Ringfort (Cashel), Gaigue, Co. Longford
Co. Longford |
Ringforts
On a north-facing hillside in Gaigue, County Longford, there sits a low oval enclosure that most people would walk past without a second glance.
What remains is a raised platform of ground, roughly 35 metres east to west and 30 metres north to south, ringed by a wall of drystone masonry so worn down by time that it barely clears ankle height in places. No ditch survives around it, and no original entrance can be made out. It is the kind of place whose significance lies almost entirely in what it once was rather than what it now shows.

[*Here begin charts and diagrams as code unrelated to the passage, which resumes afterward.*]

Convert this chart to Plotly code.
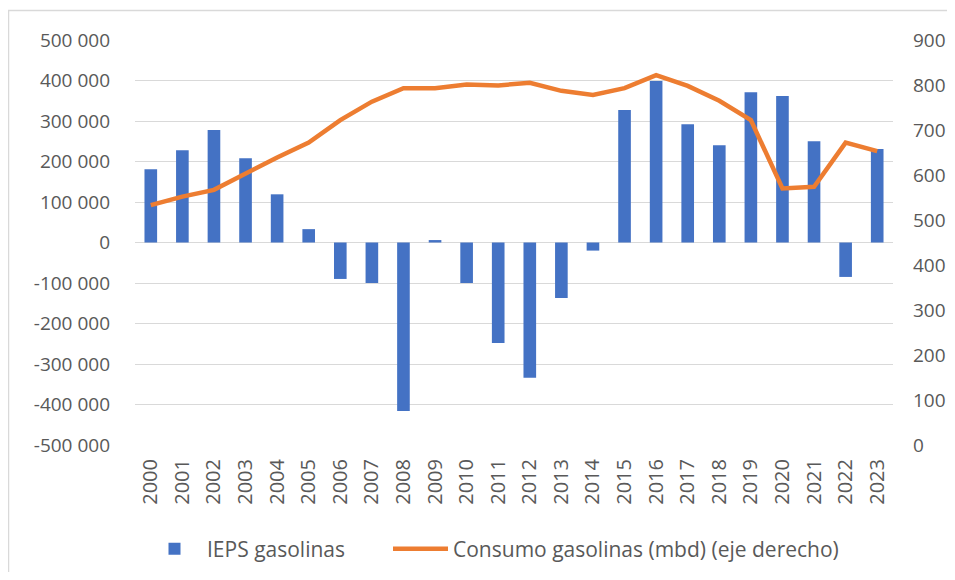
import plotly.graph_objects as go

years = [str(y) for y in range(2000, 2024)]
ieps = [181000, 228000, 278000, 208000, 119000, 33000, -90000, -100000, -416000, 6000,
        -100000, -248000, -334000, -137000, -20000, 327000, 399000, 292000, 240000, 371000,
        362000, 250000, -85000, 231000]
consumo = [533, 552, 567, 604, 639, 672, 722, 763, 793, 793,
           801, 799, 805, 787, 778, 793, 822, 798, 765, 722,
           570, 574, 672, 653]

left_ticks = list(range(-500000, 500001, 100000))
left_labels = [f"{v:,}".replace(",", " ") for v in left_ticks]
right_ticks = list(range(0, 901, 100))

BLUE = "#4472C4"
ORANGE = "#ED7D31"
GRAY = "#595959"
GRID = "#D9D9D9"
FONT = "Open Sans"

fig = go.Figure()
fig.add_trace(go.Bar(x=years, y=ieps, name="IEPS gasolinas", marker=dict(color=BLUE, line=dict(width=0)),
                     yaxis="y", legend="legend"))
fig.add_trace(go.Scatter(x=years, y=consumo, name="Consumo gasolinas (mbd) (eje derecho)", mode="lines",
                         line=dict(color=ORANGE, width=4.5), yaxis="y2", legend="legend2"))

# page body has an 8px margin: figure coords = window coords - 8; keep page inside the window
OFF = 8
W, H = 955 - 2 * OFF, 580 - 2 * OFF
L = 135 - OFF
T = 40 - OFF
R = W - (893 - OFF)
B = H - (445 - OFF)
pw, ph = W - L - R, H - T - B

def px(x):
    return (x - OFF - L) / pw

def py(y):
    return (H - B - (y - OFF)) / ph

leg_y = 1 - (549 - OFF) / H

border_path = "M {x0},{yb} L {x0},{yt} L {x1},{yt}".format(
    x0=px(8.5), yb=py(600), yt=py(10.5), x1=px(1000))

fig.update_layout(
    width=W, height=H,
    margin=dict(l=L, r=R, t=T, b=B, autoexpand=False),
    paper_bgcolor="white", plot_bgcolor="white",
    font=dict(family=FONT, color=GRAY, size=19),
    bargap=0.6,
    showlegend=True,
    legend=dict(orientation="h", xref="container", yref="container",
                x=(142 - OFF) / W, y=leg_y, xanchor="left", yanchor="middle",
                font=dict(size=21, color=GRAY), itemwidth=55,
                bgcolor="rgba(0,0,0,0)"),
    legend2=dict(orientation="h", xref="container", yref="container",
                 x=(388 - OFF) / W, y=leg_y, xanchor="left", yanchor="middle",
                 font=dict(size=21, color=GRAY), itemwidth=55,
                 bgcolor="rgba(0,0,0,0)"),
    xaxis=dict(type="category", tickangle=-90, showgrid=False, showline=False, ticks="",
               tickfont=dict(size=20, color=GRAY), ticklabelstandoff=9, automargin=False),
    yaxis=dict(range=[-500000, 500000], tickvals=left_ticks, ticktext=left_labels,
               showgrid=True, gridcolor=GRID, gridwidth=1.3, zeroline=True, zerolinecolor=GRID,
               zerolinewidth=1.3, showline=False, ticks="", tickfont=dict(size=19, color=GRAY),
               ticklabelstandoff=24, automargin=False),
    yaxis2=dict(range=[0, 900], tickvals=right_ticks, overlaying="y", side="right",
                showgrid=False, zeroline=False, showline=False, ticks="",
                tickfont=dict(size=19, color=GRAY), ticklabelstandoff=19, automargin=False),
    shapes=[dict(type="path", xref="paper", yref="paper", path=border_path,
                 line=dict(color="#D9D9D9", width=1.5), layer="below")],
)

fig.write_html("out.html")
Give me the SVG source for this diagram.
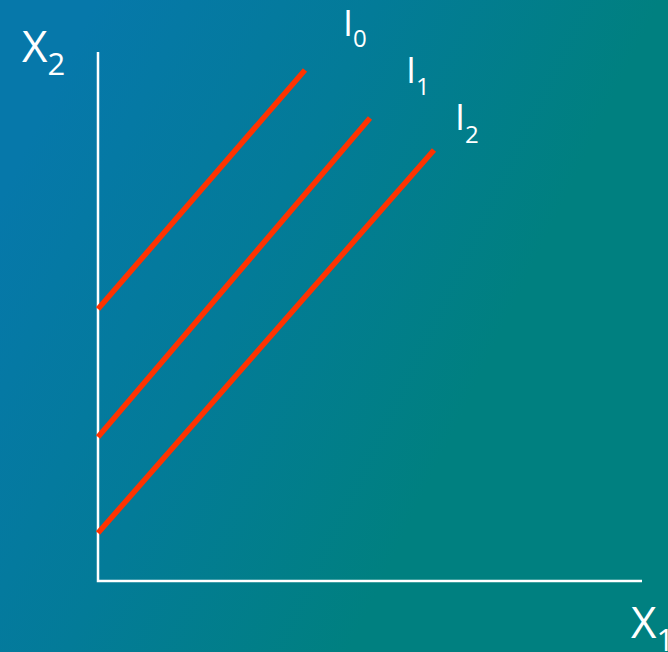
<svg xmlns="http://www.w3.org/2000/svg" width="668" height="652" viewBox="0 0 668 652">
<defs>
<linearGradient id="bg" gradientUnits="userSpaceOnUse" x1="0" y1="200" x2="460" y2="420">
<stop offset="0" stop-color="#0678aa"/>
<stop offset="0.5" stop-color="#037b98"/>
<stop offset="1" stop-color="#008080"/>
</linearGradient>
<style>
.axis{stroke:#ffffff;stroke-width:2.5;fill:none}
.curve{stroke:#ff3300;stroke-width:5.5;fill:none}
.lbl{fill:#ffffff;font-family:"Open Sans","Noto Sans",sans-serif}
</style>
</defs>
<rect width="668" height="652" fill="url(#bg)"/>
<g id="axes">
<path class="axis" d="M98,52 V581 H642"/>
</g>
<g id="connectors">
<line id="I0-line" class="curve" x1="98" y1="309" x2="305" y2="70"/>
<line id="I1-line" class="curve" x1="98" y1="437" x2="370" y2="118"/>
<line id="I2-line" class="curve" x1="98" y1="533" x2="434" y2="150"/>
</g>
<g id="label-X2"><text class="lbl" x="22" y="62" font-size="44">X<tspan font-size="31" dy="13">2</tspan></text></g>
<g id="label-X1"><text class="lbl" x="631" y="638" font-size="44">X<tspan font-size="31" dy="13">1</tspan></text></g>
<g id="label-I0"><text class="lbl" x="343" y="36" font-size="36">I<tspan font-size="24" dy="11">0</tspan></text></g>
<g id="label-I1"><text class="lbl" x="406" y="83" font-size="36">I<tspan font-size="24" dy="12">1</tspan></text></g>
<g id="label-I2"><text class="lbl" x="455" y="130" font-size="36">I<tspan font-size="24" dy="13">2</tspan></text></g>
</svg>
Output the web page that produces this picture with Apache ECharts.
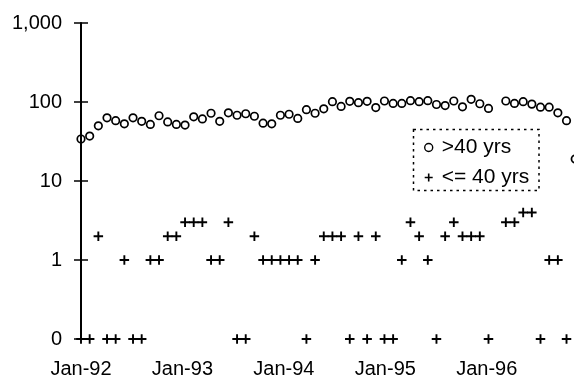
<!DOCTYPE html>
<html>
<head>
<meta charset="utf-8">
<script src="https://cdn.jsdelivr.net/npm/echarts@6/dist/echarts.min.js"></script>
<style>
  html, body { margin: 0; padding: 0; background: #fff; }
  #chart { width: 574px; height: 380px; }
</style>
</head>
<body>
<div id="chart"></div>
<script>
// Monthly counts, Jan-92 onwards (one entry per month; null = no record)
const MONTHS = [
  'Jan-92','Feb-92','Mar-92','Apr-92','May-92','Jun-92','Jul-92','Aug-92','Sep-92','Oct-92','Nov-92','Dec-92',
  'Jan-93','Feb-93','Mar-93','Apr-93','May-93','Jun-93','Jul-93','Aug-93','Sep-93','Oct-93','Nov-93','Dec-93',
  'Jan-94','Feb-94','Mar-94','Apr-94','May-94','Jun-94','Jul-94','Aug-94','Sep-94','Oct-94','Nov-94','Dec-94',
  'Jan-95','Feb-95','Mar-95','Apr-95','May-95','Jun-95','Jul-95','Aug-95','Sep-95','Oct-95','Nov-95','Dec-95',
  'Jan-96','Feb-96','Mar-96','Apr-96','May-96','Jun-96','Jul-96','Aug-96','Sep-96','Oct-96'
];

// Over 40 years
const OVER_40 = [
  34, 37, 50, 63, 58, 53, 63, 57, 52, 67, 56, 52,
  51, 65, 61, 72, 57, 73, 68, 71, 66, 54, 53, 68,
  70, 62, 80, 72, 82, 101, 88, 102, 98, 102, 85, 103,
  96, 96, 104, 101, 104, 93, 90, 103, 87, 108, 95, 83,
  null, 103, 96, 101, 94, 86, 86, 73, 58, 19
];

// 40 years or under
const UNDER_40 = [
  0, 0, 2, 0, 0, 1, 0, 0, 1, 1, 2, 2,
  3, 3, 3, 1, 1, 3, 0, 0, 2, 1, 1, 1,
  1, 1, 0, 1, 2, 2, 2, 0, 2, 0, 2, 0,
  0, 1, 3, 2, 1, 0, 2, 3, 2, 2, 2, 0,
  null, 3, 3, 4, 4, 0, 1, 1, 0, null
];

const SERIES_NAMES = ['>40 yrs', '<= 40 yrs'];
const Y_TICKS = [0.1, 1, 10, 100, 1000];
const Y_TICK_LABELS = ['0', '1', '10', '100', '1,000'];
const X_TICK_LABELS = ['Jan-92', 'Jan-93', 'Jan-94', 'Jan-95', 'Jan-96'];

// zero counts sit on the bottom of the log axis
const LOG_FLOOR = 0.1;
// spacing of the year labels along the month axis
const LABEL_STEP = 11.7;

const FONT = 'Liberation Sans, Arial, sans-serif';
const PLUS = 'path://M4,0H6V4H10V6H6V10H4V6H0V4H4Z';

function toPoints(values) {
  return values.map((v, i) => [i, v === null ? null : (v === 0 ? LOG_FLOOR : v)]);
}

function yLabel(v) {
  for (let k = 0; k < Y_TICKS.length; k++) {
    if (Math.abs(Math.log10(v) - Math.log10(Y_TICKS[k])) < 1e-6) return Y_TICK_LABELS[k];
  }
  return '';
}

function xLabel(v) {
  const k = v / LABEL_STEP;
  const r = Math.round(k);
  if (Math.abs(k - r) > 0.01) return '';
  return X_TICK_LABELS[r] || '';
}

const chart = echarts.init(document.getElementById('chart'), null, { renderer: 'canvas' });

const yCommon = {
  type: 'log',
  logBase: 10,
  min: 0.1,
  max: 1000,
  position: 'left',
  splitLine: { show: false }
};

chart.setOption({
  backgroundColor: '#fff',
  animation: false,
  grid: {
    left: 81, top: 23, width: (MONTHS.length + 1) * 8.67, height: 316,
    containLabel: false, outerBoundsMode: 'none'
  },
  xAxis: {
    type: 'value',
    min: 0,
    max: MONTHS.length + 1,
    interval: LABEL_STEP,
    axisLine: { show: false },
    axisTick: { show: false },
    splitLine: { show: false },
    axisLabel: {
      margin: 20,
      color: '#000',
      fontFamily: FONT,
      fontSize: 20,
      formatter: xLabel,
      showMinLabel: true,
      showMaxLabel: true,
      hideOverlap: false
    }
  },
  yAxis: [
    Object.assign({}, yCommon, {
      axisLine: { show: true, lineStyle: { color: '#000', width: 2 } },
      axisTick: { show: true, inside: false, length: 7, lineStyle: { color: '#000', width: 1.5 } },
      axisLabel: { margin: 19, color: '#000', fontFamily: FONT, fontSize: 20, formatter: yLabel }
    }),
    Object.assign({}, yCommon, {
      axisLine: { show: false },
      axisTick: { show: true, inside: true, length: 7, lineStyle: { color: '#000', width: 1.5 } },
      axisLabel: { show: false }
    })
  ],
  legend: {
    orient: 'vertical',
    left: 419,
    top: 132,
    itemWidth: 16,
    itemHeight: 8,
    itemGap: 9,
    textStyle: { color: '#000', fontFamily: FONT, fontSize: 21 },
    data: [
      { name: SERIES_NAMES[0], icon: 'circle',
        itemStyle: { color: 'rgba(0,0,0,0)', borderColor: '#000', borderWidth: 1.4 } },
      { name: SERIES_NAMES[1], icon: PLUS, itemStyle: { color: '#000' } }
    ]
  },
  graphic: [{
    type: 'rect',
    shape: { x: 413.5, y: 129.5, width: 125.5, height: 61 },
    style: { fill: 'none', stroke: '#000', lineWidth: 1.5, lineDash: [2.5, 4] },
    silent: true
  }],
  series: [
    {
      name: SERIES_NAMES[0],
      type: 'scatter',
      yAxisIndex: 0,
      symbol: 'circle',
      symbolSize: 7.5,
      itemStyle: { color: 'rgba(0,0,0,0)', borderColor: '#000', borderWidth: 1.7, opacity: 1 },
      data: toPoints(OVER_40)
    },
    {
      name: SERIES_NAMES[1],
      type: 'scatter',
      yAxisIndex: 0,
      symbol: PLUS,
      symbolSize: 9.5,
      itemStyle: { color: '#000', opacity: 1 },
      data: toPoints(UNDER_40)
    }
  ]
});
</script>
</body>
</html>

This is a cashel, a type of ringfort defined by its use of stone rather than earthen banks. Ringforts were enclosed farmsteads built predominantly during the early medieval period in Ireland, roughly between the fifth and twelfth centuries, serving as protected homesteads for farming families of some local standing. The cashel at Gaigue was already ancient when it was recorded as a circular enclosure on the 1837 edition of the Ordnance Survey six-inch map, one of the first systematic cartographic surveys of Ireland, which captured many such features before agricultural clearance or development could erase them. The wall, where it still stands, runs between three and three and a half metres wide, suggesting it was once a substantial boundary, even if it never reached the impressive heights seen at better-preserved cashels elsewhere in the country. The absence of a fosse, the defensive ditch that typically surrounds earthen ringforts, is consistent with the stone-built tradition, where the wall itself provided the enclosure without the need for an accompanying earthwork.